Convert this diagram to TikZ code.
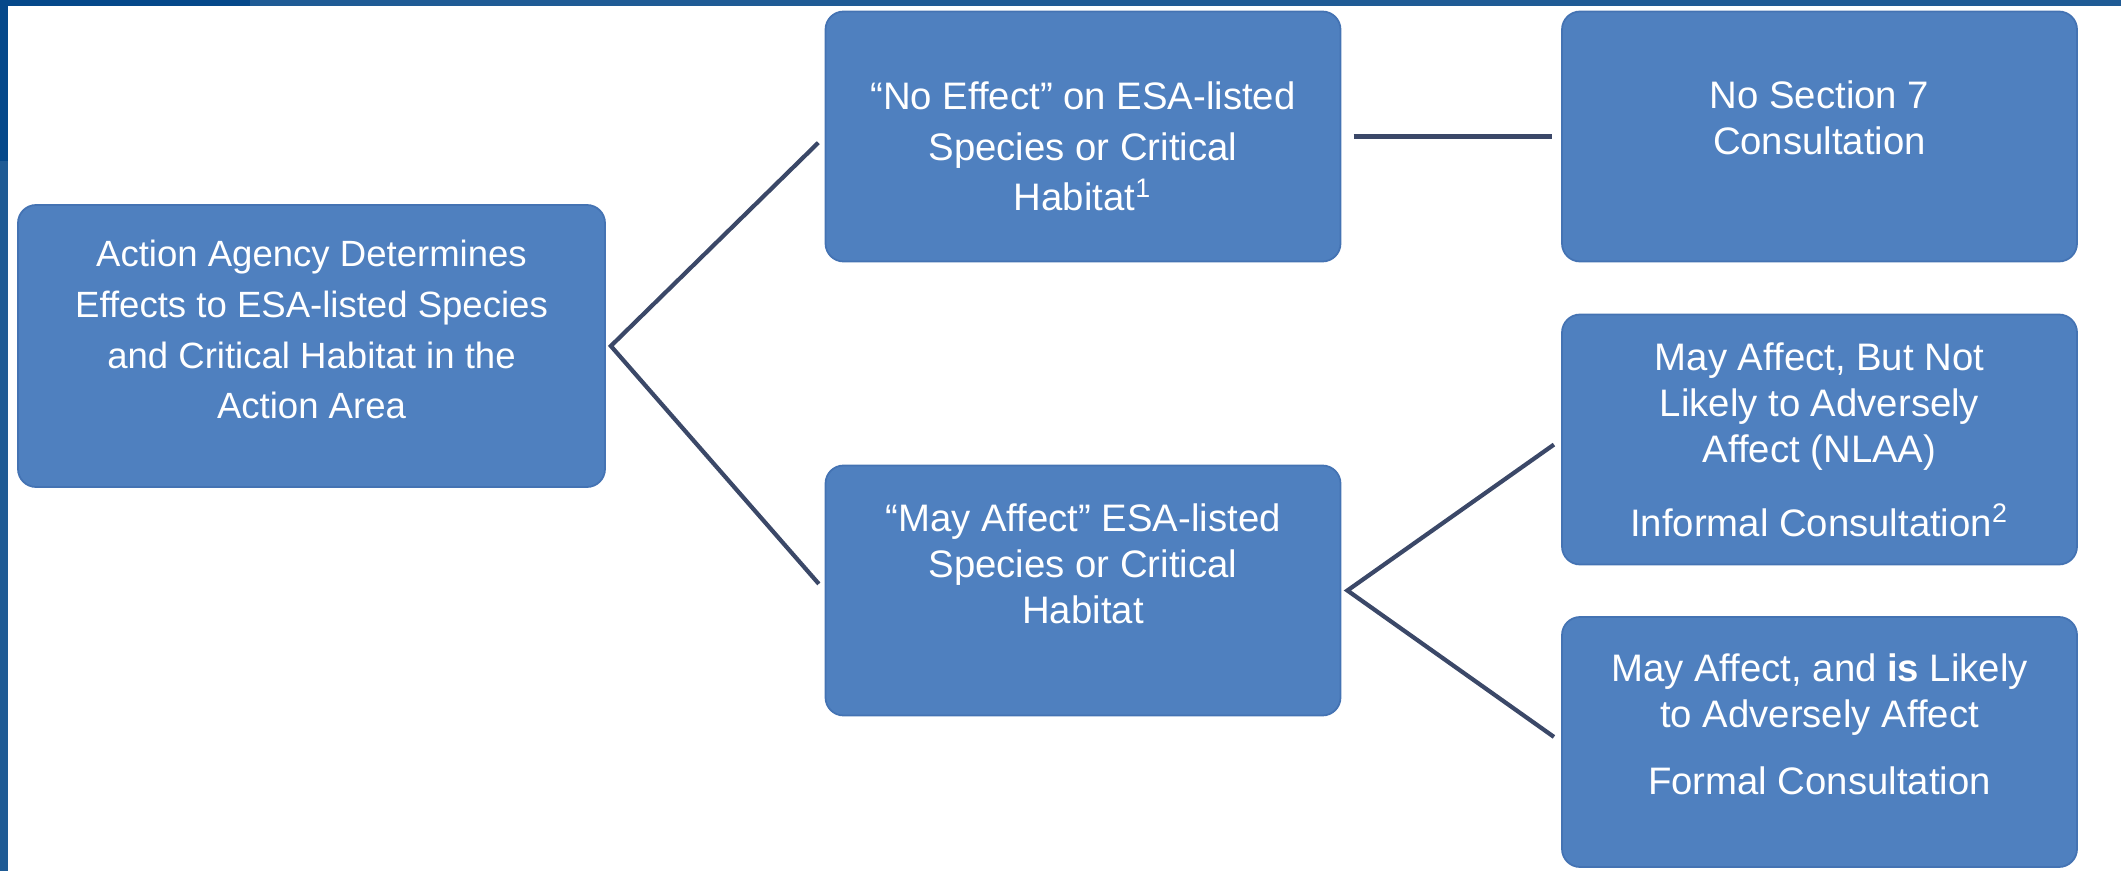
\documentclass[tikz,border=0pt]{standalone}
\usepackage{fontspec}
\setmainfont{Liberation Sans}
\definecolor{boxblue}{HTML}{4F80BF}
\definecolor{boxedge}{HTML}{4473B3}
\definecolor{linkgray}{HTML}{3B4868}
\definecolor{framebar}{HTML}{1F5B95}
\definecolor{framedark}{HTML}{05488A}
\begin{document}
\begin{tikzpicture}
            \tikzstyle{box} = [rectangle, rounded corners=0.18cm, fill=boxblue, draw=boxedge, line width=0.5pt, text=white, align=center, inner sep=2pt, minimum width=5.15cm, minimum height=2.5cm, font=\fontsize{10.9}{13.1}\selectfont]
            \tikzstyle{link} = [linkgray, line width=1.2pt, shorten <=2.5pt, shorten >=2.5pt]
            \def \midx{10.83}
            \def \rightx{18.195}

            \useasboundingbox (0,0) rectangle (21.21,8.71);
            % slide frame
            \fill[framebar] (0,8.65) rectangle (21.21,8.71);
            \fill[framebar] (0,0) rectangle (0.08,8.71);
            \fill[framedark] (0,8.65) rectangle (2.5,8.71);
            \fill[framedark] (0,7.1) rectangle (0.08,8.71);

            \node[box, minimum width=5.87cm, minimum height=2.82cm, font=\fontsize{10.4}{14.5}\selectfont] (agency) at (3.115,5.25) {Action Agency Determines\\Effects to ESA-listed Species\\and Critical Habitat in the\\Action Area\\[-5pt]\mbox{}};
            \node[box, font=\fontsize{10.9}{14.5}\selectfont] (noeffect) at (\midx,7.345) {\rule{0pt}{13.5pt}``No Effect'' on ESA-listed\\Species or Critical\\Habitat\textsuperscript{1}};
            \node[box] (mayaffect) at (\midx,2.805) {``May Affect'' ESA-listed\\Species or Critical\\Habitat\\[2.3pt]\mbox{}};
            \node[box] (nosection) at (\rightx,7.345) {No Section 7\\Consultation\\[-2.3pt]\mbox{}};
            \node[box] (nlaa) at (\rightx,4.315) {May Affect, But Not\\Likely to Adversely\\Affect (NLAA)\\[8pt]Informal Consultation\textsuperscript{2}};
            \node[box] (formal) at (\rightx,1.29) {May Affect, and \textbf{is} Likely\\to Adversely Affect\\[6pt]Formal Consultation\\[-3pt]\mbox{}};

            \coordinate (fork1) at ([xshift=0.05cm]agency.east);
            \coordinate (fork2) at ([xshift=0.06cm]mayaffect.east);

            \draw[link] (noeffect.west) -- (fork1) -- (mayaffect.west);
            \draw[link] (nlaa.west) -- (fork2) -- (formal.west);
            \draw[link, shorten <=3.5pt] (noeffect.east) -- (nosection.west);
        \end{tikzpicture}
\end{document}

────────

Return the listing above in full and without alteration, excluding its pictures.

• [FULL OUTPUT]
Convert this diagram to TikZ code.
\documentclass[tikz,border=0pt]{standalone}
\usepackage{fontspec}
\setmainfont{Liberation Sans}
\definecolor{boxblue}{HTML}{4F80BF}
\definecolor{boxedge}{HTML}{4473B3}
\definecolor{linkgray}{HTML}{3B4868}
\definecolor{framebar}{HTML}{1F5B95}
\definecolor{framedark}{HTML}{05488A}
\begin{document}
\begin{tikzpicture}
            \tikzstyle{box} = [rectangle, rounded corners=0.18cm, fill=boxblue, draw=boxedge, line width=0.5pt, text=white, align=center, inner sep=2pt, minimum width=5.15cm, minimum height=2.5cm, font=\fontsize{10.9}{13.1}\selectfont]
            \tikzstyle{link} = [linkgray, line width=1.2pt, shorten <=2.5pt, shorten >=2.5pt]
            \def \midx{10.83}
            \def \rightx{18.195}

            \useasboundingbox (0,0) rectangle (21.21,8.71);
            % slide frame
            \fill[framebar] (0,8.65) rectangle (21.21,8.71);
            \fill[framebar] (0,0) rectangle (0.08,8.71);
            \fill[framedark] (0,8.65) rectangle (2.5,8.71);
            \fill[framedark] (0,7.1) rectangle (0.08,8.71);

            \node[box, minimum width=5.87cm, minimum height=2.82cm, font=\fontsize{10.4}{14.5}\selectfont] (agency) at (3.115,5.25) {Action Agency Determines\\Effects to ESA-listed Species\\and Critical Habitat in the\\Action Area\\[-5pt]\mbox{}};
            \node[box, font=\fontsize{10.9}{14.5}\selectfont] (noeffect) at (\midx,7.345) {\rule{0pt}{13.5pt}``No Effect'' on ESA-listed\\Species or Critical\\Habitat\textsuperscript{1}};
            \node[box] (mayaffect) at (\midx,2.805) {``May Affect'' ESA-listed\\Species or Critical\\Habitat\\[2.3pt]\mbox{}};
            \node[box] (nosection) at (\rightx,7.345) {No Section 7\\Consultation\\[-2.3pt]\mbox{}};
            \node[box] (nlaa) at (\rightx,4.315) {May Affect, But Not\\Likely to Adversely\\Affect (NLAA)\\[8pt]Informal Consultation\textsuperscript{2}};
            \node[box] (formal) at (\rightx,1.29) {May Affect, and \textbf{is} Likely\\to Adversely Affect\\[6pt]Formal Consultation\\[-3pt]\mbox{}};

            \coordinate (fork1) at ([xshift=0.05cm]agency.east);
            \coordinate (fork2) at ([xshift=0.06cm]mayaffect.east);

            \draw[link] (noeffect.west) -- (fork1) -- (mayaffect.west);
            \draw[link] (nlaa.west) -- (fork2) -- (formal.west);
            \draw[link, shorten <=3.5pt] (noeffect.east) -- (nosection.west);
        \end{tikzpicture}
\end{document}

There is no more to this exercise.